Santa Marina Stadium
- Location: 36045 Lonigo, Province of Vicenza, Italy
- Coordinates: 45°22′32″N 11°23′34″E﻿ / ﻿45.37556°N 11.39278°E
- Capacity: 5,000
- Owner: Moto Club Lonigo
- Opened: 12 June 1977
- Length: 0.334 km

= Santa Marina Stadium =

Stadium in Lonigo, Italy

The Santa Marina Stadium is a 5,000-capacity motorcycle stadium in the Lonigo, Italy. The stadium is situated in the southern part of Lonigo, which itself is 25km south of Vicenza. The stadium is affiliated to the Federazione Motociclistica Italiana and has a circumference of 334 metres.

== History ==
The Moto Club Lonigo had previously raced speedway at the Hippodrome Municipal Park from 1947 to 1972 before moving to a new site in nearby Monticello di Fara, Sarego. The track known as La Favorita, off the Via Julia Divisione, was only a temporary solution for the club because they wanted a facility that would meet international regulations. Work began on the Santa Marina Stadium and it opened on the on 12 June 1977, hosting the semi-finals of the 1977 Speedway World Pairs Championship. Although the Moto Club Lonigo moved to the new stadium in 1977, a new motorcycle club called MotoClub La Favorita Sarego was formed and they continued to race at La Favorita until 1982, when it was converted into a football facility for ASD La Favorita 93.

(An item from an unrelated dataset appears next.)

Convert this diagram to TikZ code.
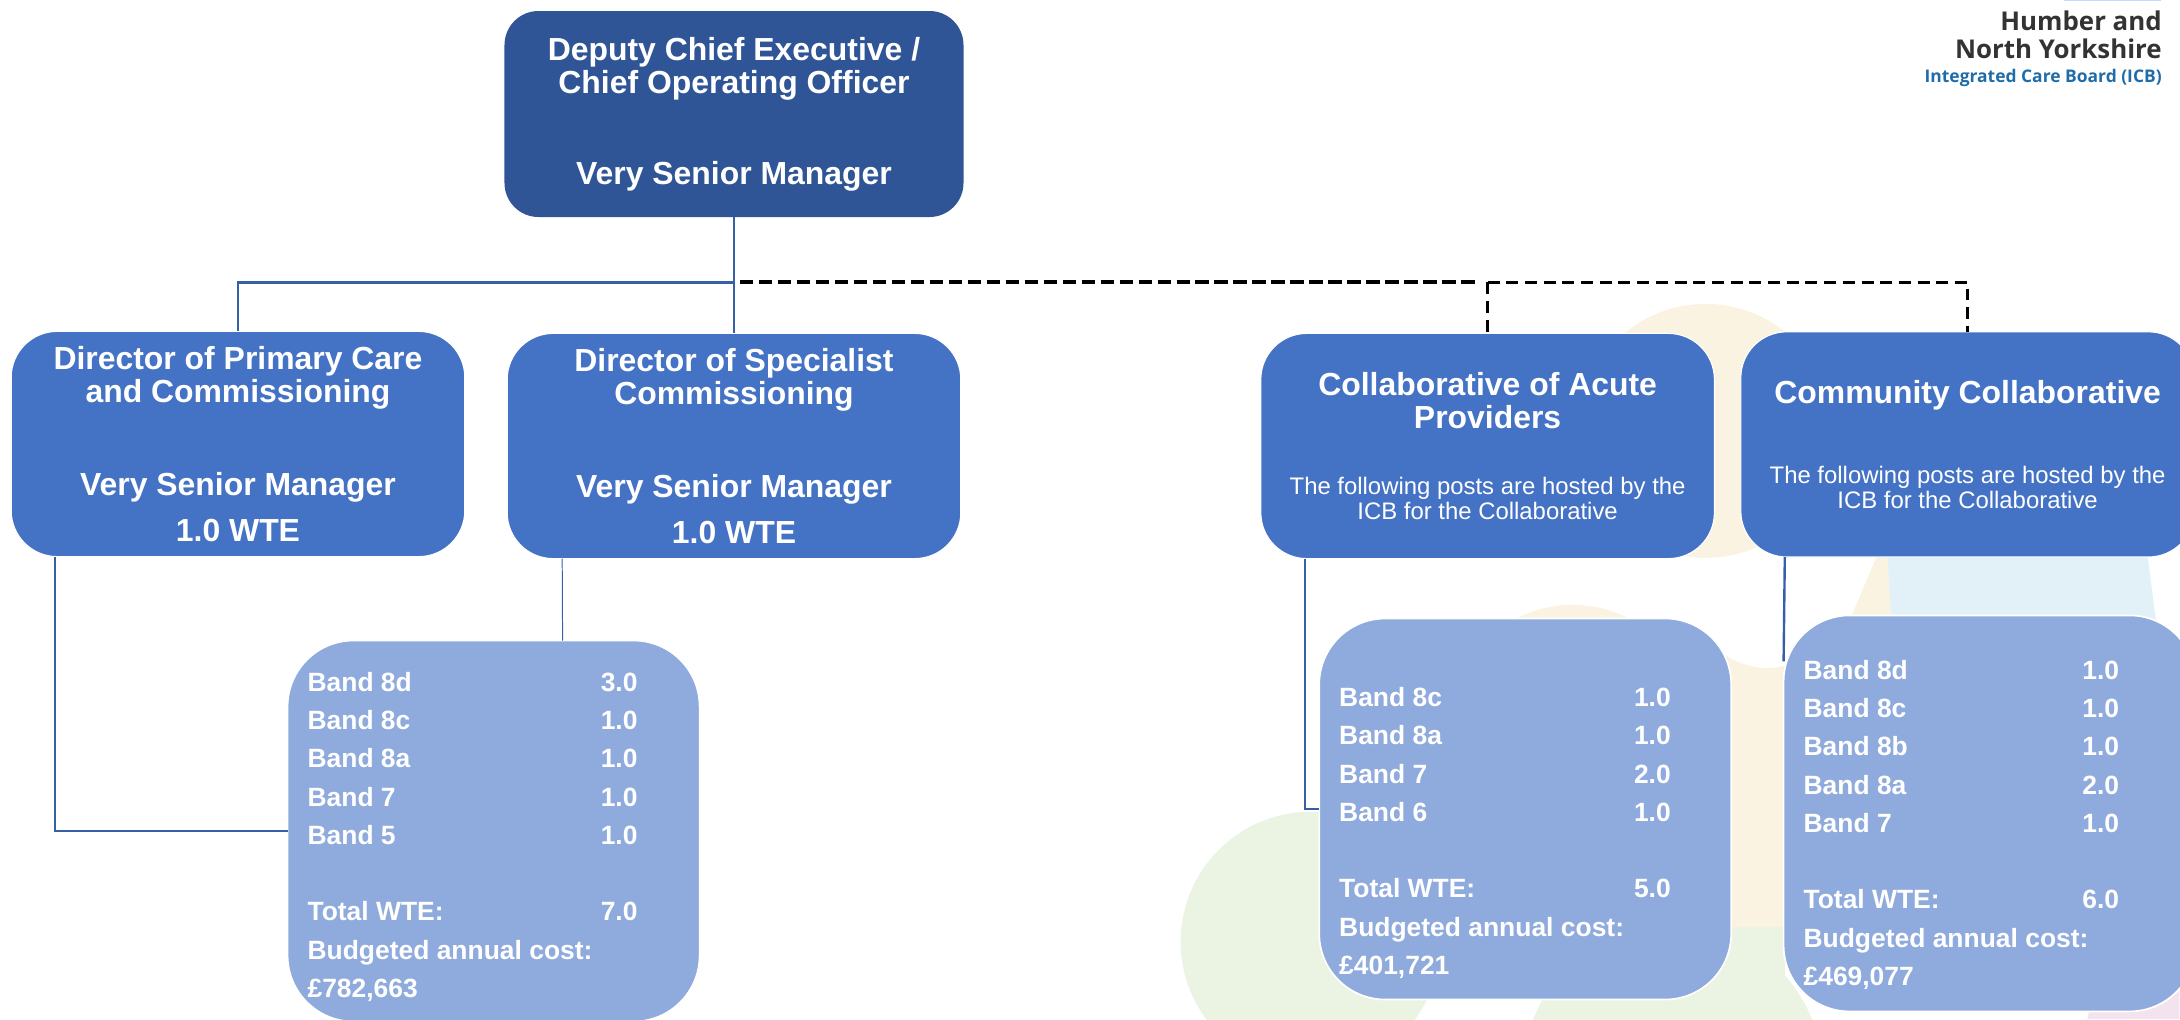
\documentclass[tikz,border=0pt]{standalone}
\usepackage{xcolor}
\usepackage{fontspec}
\setmainfont{Liberation Sans}
\newfontfamily\logofont{Open Sans}
\usepackage{tikz}
\definecolor{chiefblue}{HTML}{2F5597}
\definecolor{boxblue}{HTML}{4472C4}
\definecolor{leafblue}{HTML}{8FAADC}
\definecolor{linkblue}{HTML}{375FA8}
\definecolor{bgcream}{HTML}{FBF3E1}
\definecolor{bggreen}{HTML}{EBF3E3}
\definecolor{bgsky}{HTML}{E2F1F8}
\definecolor{bgpink}{HTML}{F3E3EE}
\definecolor{logogrey}{HTML}{333333}
\definecolor{logoblue}{HTML}{1F6CA8}
\definecolor{logotop}{HTML}{BFDDFB}

\begin{document}
\begin{tikzpicture}[node distance=8.3cm,
  chiefbox/.style={rectangle, rounded corners=0.85cm, minimum width=11.475cm, minimum height=5.15cm, text width=11.2cm, inner sep=0.1cm, outer sep=0pt, align=flush center, fill=chiefblue, text=white, font=\bfseries\fontsize{22.7}{23.6}\selectfont},
  dirbox/.style={rectangle, rounded corners=1.15cm, minimum width=11.34cm, minimum height=5.63cm, text width=11.1cm, inner sep=0.1cm, outer sep=0pt, align=flush center, fill=boxblue, draw=white, line width=0.8pt, text=white, font=\bfseries\fontsize{22.7}{23.6}\selectfont},
  leafbox/.style={rectangle, rounded corners=1.65cm, minimum width=10.3cm, minimum height=9.525cm, text width=9.3cm, inner sep=0.1cm, outer sep=0pt, align=flush left, fill=leafblue, draw=white, line width=1.2pt, text=white, font=\bfseries\fontsize{18.8}{27.2}\selectfont},
  mainlink/.style={draw=linkblue, line width=1.7pt},
  thinlink/.style={draw=linkblue, line width=0.7pt},
  boldlink/.style={draw=black, line width=2.8pt, dash pattern=on 9.5pt off 4pt},
  dashlink/.style={draw=black, line width=1.6pt, dash pattern=on 8.5pt off 4.8pt}]

\useasboundingbox (-18.35,2.85) rectangle (36.15,-22.625);

\begin{scope}[shift={(-18.35,2.85)}, x=0.025cm, y=-0.025cm]
\fill[bgcream] (1706,431) circle (127);
\fill[bgcream] (1573,728) circle (123);
\fill[bgcream] (1725,655) .. controls (1745,668) and (1770,672) .. (1790,664) -- (1790,930) -- (1725,930) -- cycle;
\fill[bgcream] (1878,555) -- (1890,555) -- (1892,625) -- (1848,625) -- cycle;
\fill[bgsky] (1888,555) -- (2148,555) -- (2157,625) -- (1892,625) -- cycle;
\fill[bggreen] (1311,942) circle (130);
\fill[bggreen] (1673,1075) circle (150);
\fill[bggreen] (1725,927) rectangle (1785,1019);
\fill[bgpink] (2095,985) -- (2180,985) -- (2180,1019) -- (2088,1019) -- cycle;
\fill[logotop] (2065,0) rectangle (2162,1);
\end{scope}

\node (chief) [chiefbox] {Deputy Chief Executive /\\Chief Operating Officer\\[41pt]Very Senior Manager};
\node (specialist) [dirbox, below of=chief] {Director of Specialist\\Commissioning\\[42pt]Very Senior Manager\\[9.2pt]1.0 WTE};
\node (primary) [dirbox, left of=specialist, xshift=-4.1cm, yshift=0.05cm] {Director of Primary Care\\and Commissioning\\[42pt]Very Senior Manager\\[9.2pt]1.0 WTE};
\node (acute) [dirbox, right of=specialist, xshift=10.54cm] {Collaborative of Acute\\Providers\\[29.5pt]{\normalfont\fontsize{17}{17.8}\selectfont The following posts are hosted by the\\[-5.8pt]ICB for the Collaborative}};
\node (community) [dirbox, right of=acute, xshift=3.7cm, yshift=0.04cm] {Community Collaborative\\[39pt]{\normalfont\fontsize{17}{17.8}\selectfont The following posts are hosted by the\\[-5.8pt]ICB for the Collaborative}};

\node (leafa) [leafbox, below of=specialist, xshift=-6.01cm, yshift=-1.325cm] {\begin{tabular}{@{}p{7.33cm}@{}l@{}}
\rule{0pt}{27.3pt}Band 8d & 3.0\\
Band 8c & 1.0\\
Band 8a & 1.0\\
Band 7 & 1.0\\
Band 5 & 1.0\\
\\
Total WTE: & 7.0\\
\multicolumn{2}{@{}l}{Budgeted annual cost:}\\
\multicolumn{2}{@{}l}{£782,663}
\end{tabular}};
\node (leafb) [leafbox, below of=acute, xshift=0.94cm, yshift=-0.775cm] {\begin{tabular}{@{}p{7.37cm}@{}l@{}}
\rule{0pt}{52.9pt}Band 8c & 1.0\\
Band 8a & 1.0\\
Band 7 & 2.0\\
Band 6 & 1.0\\
\\
Total WTE: & 5.0\\
\multicolumn{2}{@{}l}{Budgeted annual cost:}\\
\multicolumn{2}{@{}l}{£401,721}
\end{tabular}};
\node (leafc) [leafbox, below of=community, xshift=0.55cm, yshift=-0.925cm, minimum height=9.9cm] {\begin{tabular}{@{}p{6.97cm}@{}l@{}}
\rule{0pt}{35pt}Band 8d & 1.0\\
Band 8c & 1.0\\
Band 8b & 1.0\\
Band 8a & 2.0\\
Band 7 & 1.0\\
\\
Total WTE: & 6.0\\
\multicolumn{2}{@{}l}{Budgeted annual cost:}\\
\multicolumn{2}{@{}l}{£469,077}
\end{tabular}};

\node (logo) [anchor=north east, align=flush right, inner sep=0pt, text=logogrey, font=\logofont\bfseries\fontsize{18.4}{20}\selectfont] at (35.7,2.58) {Humber and\\North Yorkshire\\[-3.5pt]{\color{logoblue}\fontsize{12.4}{14}\selectfont Integrated Care Board (ICB)}};

\coordinate (branch) at ([yshift=1.275cm]specialist.north);

\draw[mainlink] (chief.south) -- (specialist.north);
\draw[mainlink] (branch) -| (primary.north);
\draw[boldlink, shorten >=0.2cm] ([xshift=0.15cm]branch) -- (acute.north |- branch);
\draw[dashlink] (acute.north |- branch) -- (acute.north);
\draw[dashlink] (acute.north |- branch) -| (community.north);
\draw[mainlink] ([xshift=1.1cm]primary.south west) |- (leafa.west);
\draw[thinlink] ([xshift=1.375cm]specialist.south west) -- ([xshift=6.875cm]leafa.north west);
\draw[mainlink] ([xshift=1.1cm]acute.south west) |- (leafb.west);
\draw[mainlink] ([xshift=1.1cm]community.south west) -- ([yshift=-1.15cm]leafc.north west);
\end{tikzpicture}
\end{document}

The Santa Marina stadium became the home of the World Championship round, known as the Speedway Grand Prix of Italy in 1996 and from 2005 to 2008. In addition it has hosted numerous major speedway events, including World and European qualifiers and the Italian Individual Speedway Championship.

In 2021, renovation costing in excess 280,000 euros took place in order to bring the stadium into line with regulatory adaptation that also allowed the venue to be used by other parties and not exclusively speedway and it also set a new capacity of 5,000 instead of 8,000.